“让他们打付费电话吧”:一位州监管者的哀叹

"Let Them Make Toll Calls": A State Regulator's Lament

American Economic Review · 1985
被引 16
人大 A+FT50ABS 4*

中文导读

分析1960年代末FCC引入电信竞争后,联邦政策如何通过放松管制和拆分AT&T推动竞争,以及州监管者因收入转移和管辖权冲突而普遍反对该政策的经济与政治原因。

Abstract

In the late 1960's, the Federal Communications Commission (FCC) introduced competition into telecommunications. Initially limited to specific services and types of customer equipment, the limits soon gave way. By 1980, the FCC's policy was to promote competition. In 1982, the Antitrust Division settled its suit against AT&T with close to total victory, achieving divestiture of the Bell Operating Companies (BOC). AT&T remains in equipment and interexchange services, which are growing increasingly competitive.
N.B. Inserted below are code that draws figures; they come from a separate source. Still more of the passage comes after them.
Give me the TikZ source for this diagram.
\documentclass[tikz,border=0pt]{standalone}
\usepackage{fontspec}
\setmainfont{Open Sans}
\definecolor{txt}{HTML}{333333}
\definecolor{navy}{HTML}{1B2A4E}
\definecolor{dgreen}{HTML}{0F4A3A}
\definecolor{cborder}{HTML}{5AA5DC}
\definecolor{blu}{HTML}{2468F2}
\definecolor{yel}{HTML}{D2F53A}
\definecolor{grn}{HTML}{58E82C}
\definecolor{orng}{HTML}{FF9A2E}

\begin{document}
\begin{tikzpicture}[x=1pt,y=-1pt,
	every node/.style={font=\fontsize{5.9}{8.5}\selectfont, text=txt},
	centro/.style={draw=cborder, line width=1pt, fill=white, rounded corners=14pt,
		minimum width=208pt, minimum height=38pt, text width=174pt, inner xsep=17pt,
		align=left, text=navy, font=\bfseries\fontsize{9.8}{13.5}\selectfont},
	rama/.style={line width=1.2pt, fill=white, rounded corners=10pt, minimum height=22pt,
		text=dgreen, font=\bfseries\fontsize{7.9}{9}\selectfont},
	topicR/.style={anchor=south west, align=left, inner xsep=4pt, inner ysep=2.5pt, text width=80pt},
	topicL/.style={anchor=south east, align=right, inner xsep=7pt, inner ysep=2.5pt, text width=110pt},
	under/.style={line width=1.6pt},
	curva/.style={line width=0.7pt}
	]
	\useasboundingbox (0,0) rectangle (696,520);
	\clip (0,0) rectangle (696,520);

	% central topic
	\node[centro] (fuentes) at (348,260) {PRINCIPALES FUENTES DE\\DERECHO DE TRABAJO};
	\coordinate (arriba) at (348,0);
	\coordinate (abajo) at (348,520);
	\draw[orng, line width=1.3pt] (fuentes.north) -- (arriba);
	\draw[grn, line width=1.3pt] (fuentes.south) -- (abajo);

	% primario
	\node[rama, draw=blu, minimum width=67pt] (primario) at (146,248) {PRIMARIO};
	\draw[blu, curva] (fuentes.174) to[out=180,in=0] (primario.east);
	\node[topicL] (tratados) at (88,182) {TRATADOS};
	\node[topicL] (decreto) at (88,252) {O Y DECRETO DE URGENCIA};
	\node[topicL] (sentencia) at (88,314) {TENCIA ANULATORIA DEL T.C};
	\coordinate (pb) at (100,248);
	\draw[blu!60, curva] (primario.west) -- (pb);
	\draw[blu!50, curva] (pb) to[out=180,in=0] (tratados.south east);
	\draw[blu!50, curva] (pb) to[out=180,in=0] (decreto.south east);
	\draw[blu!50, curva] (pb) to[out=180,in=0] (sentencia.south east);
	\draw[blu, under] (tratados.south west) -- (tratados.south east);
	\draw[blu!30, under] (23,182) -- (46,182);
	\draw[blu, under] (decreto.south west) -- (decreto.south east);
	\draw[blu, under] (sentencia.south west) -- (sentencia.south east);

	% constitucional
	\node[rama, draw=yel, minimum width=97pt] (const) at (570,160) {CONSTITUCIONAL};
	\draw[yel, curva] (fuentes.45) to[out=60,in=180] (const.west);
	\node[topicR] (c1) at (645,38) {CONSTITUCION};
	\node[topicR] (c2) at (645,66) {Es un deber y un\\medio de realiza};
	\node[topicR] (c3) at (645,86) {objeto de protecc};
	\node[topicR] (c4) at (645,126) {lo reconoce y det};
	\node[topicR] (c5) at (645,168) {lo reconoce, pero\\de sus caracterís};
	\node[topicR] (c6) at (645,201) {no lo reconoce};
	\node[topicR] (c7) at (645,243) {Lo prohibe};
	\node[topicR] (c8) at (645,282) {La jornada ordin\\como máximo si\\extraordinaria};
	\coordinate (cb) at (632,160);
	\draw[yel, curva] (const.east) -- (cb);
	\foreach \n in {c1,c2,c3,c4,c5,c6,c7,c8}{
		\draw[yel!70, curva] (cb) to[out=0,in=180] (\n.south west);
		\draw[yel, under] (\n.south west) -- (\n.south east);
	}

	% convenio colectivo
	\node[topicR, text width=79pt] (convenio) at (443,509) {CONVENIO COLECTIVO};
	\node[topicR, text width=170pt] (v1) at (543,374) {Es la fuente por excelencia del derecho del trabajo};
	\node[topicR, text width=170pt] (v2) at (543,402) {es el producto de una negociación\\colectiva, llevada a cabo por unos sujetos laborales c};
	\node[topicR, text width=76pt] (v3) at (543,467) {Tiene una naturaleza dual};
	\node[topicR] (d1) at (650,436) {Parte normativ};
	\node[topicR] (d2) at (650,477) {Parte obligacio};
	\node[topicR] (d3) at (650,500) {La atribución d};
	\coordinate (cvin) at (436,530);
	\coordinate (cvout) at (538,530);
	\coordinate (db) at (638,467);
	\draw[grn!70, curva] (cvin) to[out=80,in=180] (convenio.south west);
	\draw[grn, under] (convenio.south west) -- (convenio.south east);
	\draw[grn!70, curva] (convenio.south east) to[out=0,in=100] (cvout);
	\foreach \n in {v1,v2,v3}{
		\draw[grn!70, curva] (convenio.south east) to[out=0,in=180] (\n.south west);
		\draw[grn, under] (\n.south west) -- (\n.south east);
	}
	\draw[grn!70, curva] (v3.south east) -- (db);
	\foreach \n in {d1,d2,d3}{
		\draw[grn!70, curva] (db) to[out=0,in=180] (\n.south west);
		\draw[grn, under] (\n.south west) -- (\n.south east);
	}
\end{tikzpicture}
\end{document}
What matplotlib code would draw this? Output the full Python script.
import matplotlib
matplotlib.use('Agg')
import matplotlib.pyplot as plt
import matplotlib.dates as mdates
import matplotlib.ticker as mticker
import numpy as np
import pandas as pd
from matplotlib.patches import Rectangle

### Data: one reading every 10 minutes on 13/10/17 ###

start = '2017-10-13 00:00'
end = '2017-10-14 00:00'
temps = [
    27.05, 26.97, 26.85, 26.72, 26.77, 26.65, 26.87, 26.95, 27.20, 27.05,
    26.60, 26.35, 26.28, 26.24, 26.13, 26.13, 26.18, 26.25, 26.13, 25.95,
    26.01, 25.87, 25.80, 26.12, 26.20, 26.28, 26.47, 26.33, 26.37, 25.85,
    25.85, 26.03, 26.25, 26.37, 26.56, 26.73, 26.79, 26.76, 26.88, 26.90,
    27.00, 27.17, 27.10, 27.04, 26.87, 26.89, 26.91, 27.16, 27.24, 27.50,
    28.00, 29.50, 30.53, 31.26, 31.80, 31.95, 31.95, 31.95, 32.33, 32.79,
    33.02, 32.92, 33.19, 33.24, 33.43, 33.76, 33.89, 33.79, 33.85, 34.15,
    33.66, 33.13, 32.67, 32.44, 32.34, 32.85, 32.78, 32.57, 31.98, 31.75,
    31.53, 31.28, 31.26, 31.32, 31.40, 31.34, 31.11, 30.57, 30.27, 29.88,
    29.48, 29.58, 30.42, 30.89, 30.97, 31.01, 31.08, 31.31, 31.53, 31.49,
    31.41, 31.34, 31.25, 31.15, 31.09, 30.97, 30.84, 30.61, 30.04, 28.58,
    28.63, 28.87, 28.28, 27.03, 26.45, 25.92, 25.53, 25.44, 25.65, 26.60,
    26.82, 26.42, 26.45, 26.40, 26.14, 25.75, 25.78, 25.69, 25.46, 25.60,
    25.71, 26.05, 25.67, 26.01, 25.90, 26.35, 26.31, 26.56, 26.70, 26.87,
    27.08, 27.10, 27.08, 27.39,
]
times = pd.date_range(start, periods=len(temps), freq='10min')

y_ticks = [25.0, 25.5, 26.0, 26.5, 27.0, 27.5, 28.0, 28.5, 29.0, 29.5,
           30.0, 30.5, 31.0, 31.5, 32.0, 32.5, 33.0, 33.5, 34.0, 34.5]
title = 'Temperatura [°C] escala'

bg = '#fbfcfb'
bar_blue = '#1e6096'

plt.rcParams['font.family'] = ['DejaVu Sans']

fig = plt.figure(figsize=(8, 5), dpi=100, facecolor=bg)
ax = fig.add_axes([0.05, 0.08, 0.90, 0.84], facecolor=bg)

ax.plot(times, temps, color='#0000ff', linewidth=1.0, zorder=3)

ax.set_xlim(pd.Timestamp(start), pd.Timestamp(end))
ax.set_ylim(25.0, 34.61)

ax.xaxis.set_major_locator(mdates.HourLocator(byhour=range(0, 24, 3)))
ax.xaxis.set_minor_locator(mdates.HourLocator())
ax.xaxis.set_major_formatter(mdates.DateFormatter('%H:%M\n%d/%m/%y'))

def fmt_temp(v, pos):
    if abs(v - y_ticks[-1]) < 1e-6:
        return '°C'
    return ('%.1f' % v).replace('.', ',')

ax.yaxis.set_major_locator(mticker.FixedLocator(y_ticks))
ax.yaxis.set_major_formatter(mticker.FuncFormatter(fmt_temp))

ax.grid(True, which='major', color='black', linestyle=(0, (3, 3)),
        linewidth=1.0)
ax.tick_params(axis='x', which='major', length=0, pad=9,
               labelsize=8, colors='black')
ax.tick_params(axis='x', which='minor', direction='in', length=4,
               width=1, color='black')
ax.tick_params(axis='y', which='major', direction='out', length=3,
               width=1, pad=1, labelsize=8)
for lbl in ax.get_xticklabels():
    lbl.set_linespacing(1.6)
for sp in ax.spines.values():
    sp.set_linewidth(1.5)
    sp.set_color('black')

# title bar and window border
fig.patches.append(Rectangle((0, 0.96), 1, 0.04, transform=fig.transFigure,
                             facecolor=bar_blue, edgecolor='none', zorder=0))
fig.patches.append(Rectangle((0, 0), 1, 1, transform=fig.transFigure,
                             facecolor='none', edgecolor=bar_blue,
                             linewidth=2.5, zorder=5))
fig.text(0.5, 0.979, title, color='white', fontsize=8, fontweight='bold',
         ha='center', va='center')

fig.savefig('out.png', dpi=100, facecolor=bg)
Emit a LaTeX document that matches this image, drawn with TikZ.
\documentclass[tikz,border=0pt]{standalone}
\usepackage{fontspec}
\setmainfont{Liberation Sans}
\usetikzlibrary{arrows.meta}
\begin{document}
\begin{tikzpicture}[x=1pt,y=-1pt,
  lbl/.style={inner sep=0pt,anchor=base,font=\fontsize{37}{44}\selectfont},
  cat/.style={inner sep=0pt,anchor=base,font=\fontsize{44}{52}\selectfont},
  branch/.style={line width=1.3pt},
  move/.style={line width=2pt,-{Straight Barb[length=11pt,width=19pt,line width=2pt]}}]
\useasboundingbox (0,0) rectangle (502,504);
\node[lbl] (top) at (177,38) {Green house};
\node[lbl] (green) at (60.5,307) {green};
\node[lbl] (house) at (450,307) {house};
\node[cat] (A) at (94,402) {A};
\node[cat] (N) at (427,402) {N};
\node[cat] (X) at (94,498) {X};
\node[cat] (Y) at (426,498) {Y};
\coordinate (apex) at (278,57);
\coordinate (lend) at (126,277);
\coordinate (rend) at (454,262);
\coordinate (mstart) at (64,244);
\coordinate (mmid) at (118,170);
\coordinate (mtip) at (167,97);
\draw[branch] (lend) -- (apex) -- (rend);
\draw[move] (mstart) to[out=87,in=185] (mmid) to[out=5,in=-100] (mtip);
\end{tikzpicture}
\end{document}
To facilitate divestiture, the FCC adopted several policies: asserting jurisdiction regarding depreciation and then adopting methods that more nearly reflect economic costs, eliminating regulation of equipment prices, and restructuring the procedures whereby interstate services share local exchange costs. Two aspects of these new policies are worth emphasizing. First, astonishingly enough, economics played a central role in changing federal telecommunications policy, as acknowledged by Philip Verveer (1984), the lawyer who developed the antitrust case against AT&T, the Chief of the FCC's Cable Television Bureau when cable was deregulated, and the Chief of the Common Carrier Bureau when the FCC formally adopted the policy of minimizing federal regulation of telecommunications. The intellectual foundation of these policies is an economic case that the industry will be more efficient if it is minimally regulated and maximally competitive. Second, the new federal policy is widely despised by state regulators. My title is from an eloquent decision in Texas, which also characterized cost-causative pricing as from the Antoinette School of Rate Design (Mary Ross McDonald and Angela Marie Demerle, 1984, p. 35). State regulators dislike federal procompetitive policy because it transferred several billion dollars of revenue responsibility to the states and threatens state regulatory policies. Thus far, the state response has hardly been accommodative. Instead, federal and state regulators are fighting a three-front Jurisdiction War. This paper briefly analyzes the economics and politics of state resistance to federal policies. For more details, see my companion paper (1985).